►

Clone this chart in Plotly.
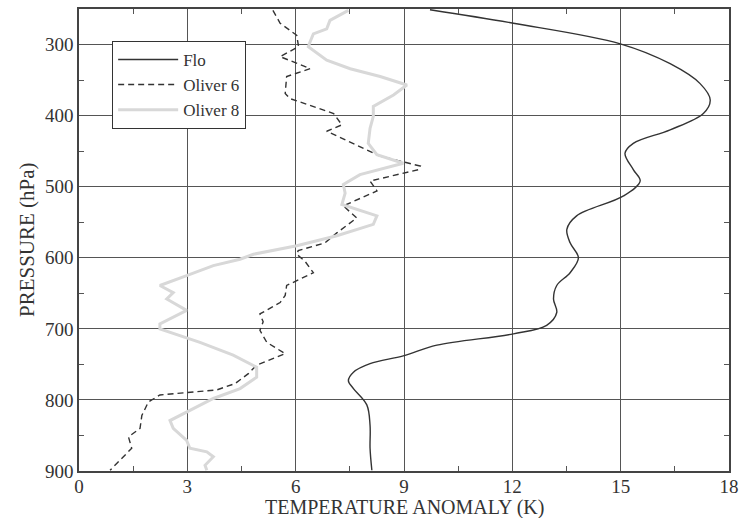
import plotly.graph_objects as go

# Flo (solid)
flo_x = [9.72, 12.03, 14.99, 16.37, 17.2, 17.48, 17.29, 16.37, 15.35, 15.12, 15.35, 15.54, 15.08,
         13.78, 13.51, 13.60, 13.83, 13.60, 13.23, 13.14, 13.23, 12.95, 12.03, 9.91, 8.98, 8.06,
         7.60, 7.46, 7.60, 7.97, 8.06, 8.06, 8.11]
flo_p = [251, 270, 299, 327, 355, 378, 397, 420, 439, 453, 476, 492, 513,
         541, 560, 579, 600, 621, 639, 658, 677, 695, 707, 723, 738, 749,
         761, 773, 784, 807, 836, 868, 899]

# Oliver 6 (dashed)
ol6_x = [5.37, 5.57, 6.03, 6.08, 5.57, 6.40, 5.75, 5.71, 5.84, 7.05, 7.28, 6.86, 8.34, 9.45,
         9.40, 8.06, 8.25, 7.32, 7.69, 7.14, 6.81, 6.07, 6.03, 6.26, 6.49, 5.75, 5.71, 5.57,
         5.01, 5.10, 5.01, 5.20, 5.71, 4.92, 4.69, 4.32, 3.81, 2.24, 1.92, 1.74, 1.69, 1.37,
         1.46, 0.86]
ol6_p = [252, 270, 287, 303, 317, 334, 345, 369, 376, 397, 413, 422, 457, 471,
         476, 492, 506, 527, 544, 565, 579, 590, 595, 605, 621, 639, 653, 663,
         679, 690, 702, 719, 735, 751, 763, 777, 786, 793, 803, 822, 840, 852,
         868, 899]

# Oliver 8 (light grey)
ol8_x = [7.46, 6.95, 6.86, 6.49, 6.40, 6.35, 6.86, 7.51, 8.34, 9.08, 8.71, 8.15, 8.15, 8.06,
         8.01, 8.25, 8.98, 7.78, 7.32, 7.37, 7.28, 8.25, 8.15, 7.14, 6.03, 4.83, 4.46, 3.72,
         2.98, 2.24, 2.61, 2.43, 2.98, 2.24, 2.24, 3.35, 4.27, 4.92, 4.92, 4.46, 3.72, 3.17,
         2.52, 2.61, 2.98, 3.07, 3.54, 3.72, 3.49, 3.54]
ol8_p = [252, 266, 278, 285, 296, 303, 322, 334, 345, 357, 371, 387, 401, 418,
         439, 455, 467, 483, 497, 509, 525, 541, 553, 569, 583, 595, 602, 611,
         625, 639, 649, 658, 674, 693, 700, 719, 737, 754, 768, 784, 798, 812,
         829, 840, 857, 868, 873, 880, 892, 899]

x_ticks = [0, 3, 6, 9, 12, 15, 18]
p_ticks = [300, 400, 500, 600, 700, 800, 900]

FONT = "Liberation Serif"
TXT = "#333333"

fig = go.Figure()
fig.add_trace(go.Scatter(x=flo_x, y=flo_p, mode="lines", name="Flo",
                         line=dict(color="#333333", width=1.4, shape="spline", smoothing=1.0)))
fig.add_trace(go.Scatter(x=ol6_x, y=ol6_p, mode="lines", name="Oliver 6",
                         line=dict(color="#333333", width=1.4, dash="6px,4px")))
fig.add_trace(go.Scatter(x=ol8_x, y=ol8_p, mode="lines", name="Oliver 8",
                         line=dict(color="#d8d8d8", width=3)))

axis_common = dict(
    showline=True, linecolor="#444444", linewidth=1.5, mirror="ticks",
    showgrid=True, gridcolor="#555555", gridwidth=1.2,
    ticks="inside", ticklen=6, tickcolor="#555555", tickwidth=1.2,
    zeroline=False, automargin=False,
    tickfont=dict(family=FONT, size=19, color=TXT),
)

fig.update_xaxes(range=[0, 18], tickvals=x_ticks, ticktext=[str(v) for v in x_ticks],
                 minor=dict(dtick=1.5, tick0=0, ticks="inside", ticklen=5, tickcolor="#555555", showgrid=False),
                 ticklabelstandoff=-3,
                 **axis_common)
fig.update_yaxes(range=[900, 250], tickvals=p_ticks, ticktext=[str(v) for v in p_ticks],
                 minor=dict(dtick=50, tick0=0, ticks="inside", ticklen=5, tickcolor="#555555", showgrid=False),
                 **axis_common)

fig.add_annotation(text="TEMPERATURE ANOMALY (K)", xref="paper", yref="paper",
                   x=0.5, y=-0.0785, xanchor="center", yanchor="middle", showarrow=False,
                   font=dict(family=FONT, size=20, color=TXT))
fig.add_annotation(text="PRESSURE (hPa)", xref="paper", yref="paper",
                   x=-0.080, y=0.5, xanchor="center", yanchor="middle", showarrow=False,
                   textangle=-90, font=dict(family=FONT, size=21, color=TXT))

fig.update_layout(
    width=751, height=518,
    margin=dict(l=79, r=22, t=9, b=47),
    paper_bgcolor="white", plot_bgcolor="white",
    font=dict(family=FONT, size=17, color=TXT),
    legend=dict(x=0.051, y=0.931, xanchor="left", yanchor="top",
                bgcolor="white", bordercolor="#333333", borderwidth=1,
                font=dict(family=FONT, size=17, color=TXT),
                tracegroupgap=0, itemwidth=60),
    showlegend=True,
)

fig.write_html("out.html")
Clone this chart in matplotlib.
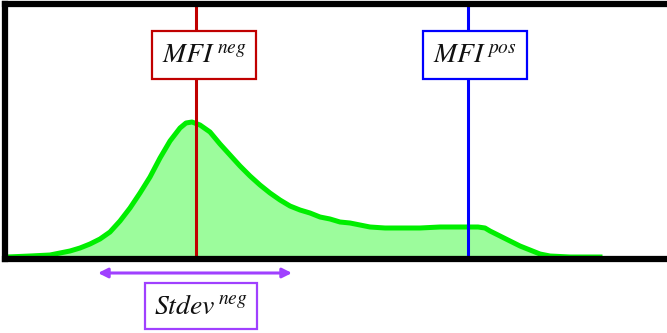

◄

SET EXERCISE »
Pictures stay out of the copy; please restate every record above exactly.

CORRECT RESULT »
Clone this chart in Plotly.
import plotly.graph_objects as go

# Flo (solid)
flo_x = [9.72, 12.03, 14.99, 16.37, 17.2, 17.48, 17.29, 16.37, 15.35, 15.12, 15.35, 15.54, 15.08,
         13.78, 13.51, 13.60, 13.83, 13.60, 13.23, 13.14, 13.23, 12.95, 12.03, 9.91, 8.98, 8.06,
         7.60, 7.46, 7.60, 7.97, 8.06, 8.06, 8.11]
flo_p = [251, 270, 299, 327, 355, 378, 397, 420, 439, 453, 476, 492, 513,
         541, 560, 579, 600, 621, 639, 658, 677, 695, 707, 723, 738, 749,
         761, 773, 784, 807, 836, 868, 899]

# Oliver 6 (dashed)
ol6_x = [5.37, 5.57, 6.03, 6.08, 5.57, 6.40, 5.75, 5.71, 5.84, 7.05, 7.28, 6.86, 8.34, 9.45,
         9.40, 8.06, 8.25, 7.32, 7.69, 7.14, 6.81, 6.07, 6.03, 6.26, 6.49, 5.75, 5.71, 5.57,
         5.01, 5.10, 5.01, 5.20, 5.71, 4.92, 4.69, 4.32, 3.81, 2.24, 1.92, 1.74, 1.69, 1.37,
         1.46, 0.86]
ol6_p = [252, 270, 287, 303, 317, 334, 345, 369, 376, 397, 413, 422, 457, 471,
         476, 492, 506, 527, 544, 565, 579, 590, 595, 605, 621, 639, 653, 663,
         679, 690, 702, 719, 735, 751, 763, 777, 786, 793, 803, 822, 840, 852,
         868, 899]

# Oliver 8 (light grey)
ol8_x = [7.46, 6.95, 6.86, 6.49, 6.40, 6.35, 6.86, 7.51, 8.34, 9.08, 8.71, 8.15, 8.15, 8.06,
         8.01, 8.25, 8.98, 7.78, 7.32, 7.37, 7.28, 8.25, 8.15, 7.14, 6.03, 4.83, 4.46, 3.72,
         2.98, 2.24, 2.61, 2.43, 2.98, 2.24, 2.24, 3.35, 4.27, 4.92, 4.92, 4.46, 3.72, 3.17,
         2.52, 2.61, 2.98, 3.07, 3.54, 3.72, 3.49, 3.54]
ol8_p = [252, 266, 278, 285, 296, 303, 322, 334, 345, 357, 371, 387, 401, 418,
         439, 455, 467, 483, 497, 509, 525, 541, 553, 569, 583, 595, 602, 611,
         625, 639, 649, 658, 674, 693, 700, 719, 737, 754, 768, 784, 798, 812,
         829, 840, 857, 868, 873, 880, 892, 899]

x_ticks = [0, 3, 6, 9, 12, 15, 18]
p_ticks = [300, 400, 500, 600, 700, 800, 900]

FONT = "Liberation Serif"
TXT = "#333333"

fig = go.Figure()
fig.add_trace(go.Scatter(x=flo_x, y=flo_p, mode="lines", name="Flo",
                         line=dict(color="#333333", width=1.4, shape="spline", smoothing=1.0)))
fig.add_trace(go.Scatter(x=ol6_x, y=ol6_p, mode="lines", name="Oliver 6",
                         line=dict(color="#333333", width=1.4, dash="6px,4px")))
fig.add_trace(go.Scatter(x=ol8_x, y=ol8_p, mode="lines", name="Oliver 8",
                         line=dict(color="#d8d8d8", width=3)))

axis_common = dict(
    showline=True, linecolor="#444444", linewidth=1.5, mirror="ticks",
    showgrid=True, gridcolor="#555555", gridwidth=1.2,
    ticks="inside", ticklen=6, tickcolor="#555555", tickwidth=1.2,
    zeroline=False, automargin=False,
    tickfont=dict(family=FONT, size=19, color=TXT),
)

fig.update_xaxes(range=[0, 18], tickvals=x_ticks, ticktext=[str(v) for v in x_ticks],
                 minor=dict(dtick=1.5, tick0=0, ticks="inside", ticklen=5, tickcolor="#555555", showgrid=False),
                 ticklabelstandoff=-3,
                 **axis_common)
fig.update_yaxes(range=[900, 250], tickvals=p_ticks, ticktext=[str(v) for v in p_ticks],
                 minor=dict(dtick=50, tick0=0, ticks="inside", ticklen=5, tickcolor="#555555", showgrid=False),
                 **axis_common)

fig.add_annotation(text="TEMPERATURE ANOMALY (K)", xref="paper", yref="paper",
                   x=0.5, y=-0.0785, xanchor="center", yanchor="middle", showarrow=False,
                   font=dict(family=FONT, size=20, color=TXT))
fig.add_annotation(text="PRESSURE (hPa)", xref="paper", yref="paper",
                   x=-0.080, y=0.5, xanchor="center", yanchor="middle", showarrow=False,
                   textangle=-90, font=dict(family=FONT, size=21, color=TXT))

fig.update_layout(
    width=751, height=518,
    margin=dict(l=79, r=22, t=9, b=47),
    paper_bgcolor="white", plot_bgcolor="white",
    font=dict(family=FONT, size=17, color=TXT),
    legend=dict(x=0.051, y=0.931, xanchor="left", yanchor="top",
                bgcolor="white", bordercolor="#333333", borderwidth=1,
                font=dict(family=FONT, size=17, color=TXT),
                tracegroupgap=0, itemwidth=60),
    showlegend=True,
)

fig.write_html("out.html")
Clone this chart in matplotlib.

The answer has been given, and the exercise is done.